When we talk about “a people” we don’t just mean people living in a certain area. We invariably mean people who share a common ancestry, language and usually religion. It is for this reason that some people argue that the Kurds should have an independent state where all people of Kurdish ethnicity could live.

But this has a very unfortunate consequence for Scottish nationalism. How are we to distinguish the Scottish people from the other people living in the UK? We cannot do it by language. Scots overwhelmingly speak the same language as everyone else in the UK. We cannot separate Scots on the basis of religion. Most of us are not particularly religious. We cannot separate on the basis of national boundaries, because a people can transcend national boundaries or only occupy part of a country. We are left with ancestry and common heritage.

But this amounts to I am part of the Scottish people, because my ancestors have lived here for centuries, my ancestors signed the Declaration of Arbroath and the Claim of Right and because I descend from these people these documents apply to me also.

That’s fine as an argument, but it is ethnic nationalism. It is blood and soil and the Brothers of Scotland in just the same way as the Far Right Brothers of Italy that has just been elected there.

But if we are to base the right to self-determination on being ethnically different from people in England and unfortunately there is no other way, then we are going to have a problem with dealing with those people who are not ethnically Scots.
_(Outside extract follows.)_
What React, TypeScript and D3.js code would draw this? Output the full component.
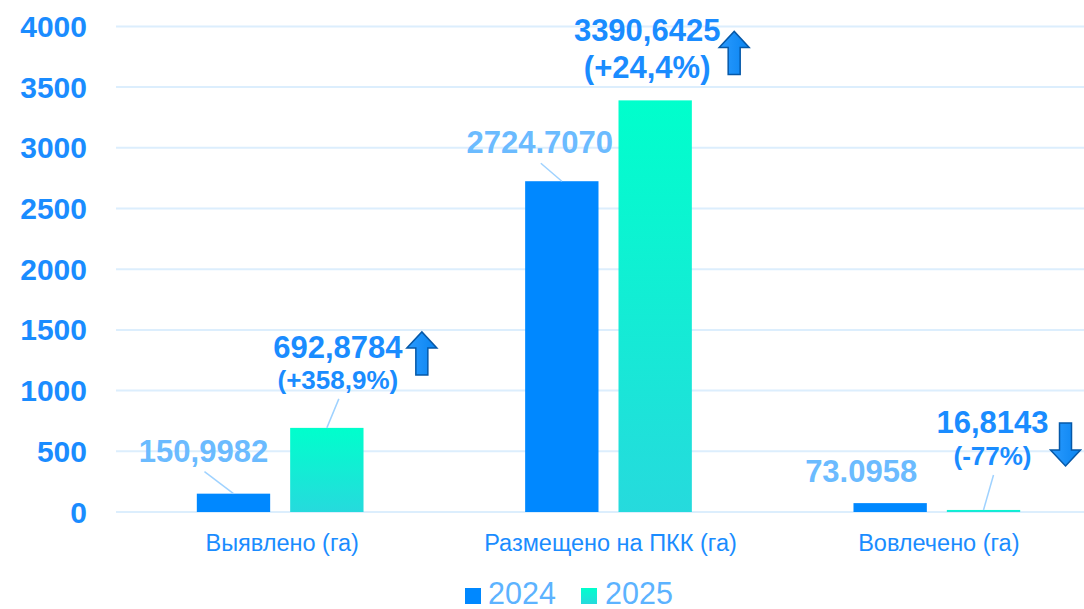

They cannot be part of the Scottish people unless Scottish people merely means people living in Scotland, but that can no more give Scotland the right to self-determination than people living in Burgundy or Bavaria. It would only be if Burgundians were a different people to the French that they might have a right to self-determination. But they cannot have that right merely because they occupy the territory of a state that was once independent.

Scottish nationalism likes to claim that it is civic and uses this to attract people who are not ethnically Scottish, but in the end all forms of nationalism resolve themselves into ethnic nationalism, because nationalism is always about the fact that my ancestors have lived here since Robert the Bruce and this is why we want to refight 1314 until we finally win. If there were no sense of Scottish nationalists forming a distinct ethnic group, there would be no sense of Scottish nationalism.

Scottish nationalists dressing up in historical costumes and continually appealing to ancient history and documents tell you everything about the basis of their thought.

Of course, it is absurd to suggest that Scots are a distinct people from the rest of those living in the UK. We are the same mix of all of the migrants who have been arriving here for thousands of years and who continue to do so. But if that is the case there is no separate people to claim the right to self-determination.

The intellectual foundation of Scottish nationalism with its claim that Scots are a separate people is a sort of pseudo-racism that wants to maintain that we are a race and the English are a different race and that this justifies are hatred of them.

People living in Scotland who do not themselves descend from those who wrote the Claim of Right ought to be careful, because the language of prejudice in that document might just apply to you also. Those whose family has arrived in Scotland in recent decades should no more play with matches than play with a nationalism that is just as likely to turn on you as all other forms of nationalism have historically turned on those who are different.

People in the rest of the world ought to be careful also, as if Scots are a people with the right to independence, then pretty much anyone can claim the same right and secession and perhaps war will soon come to your country too. After all the Russian people living in Ukraine have as good a right as the SNP to self-determination and to an independence referendum.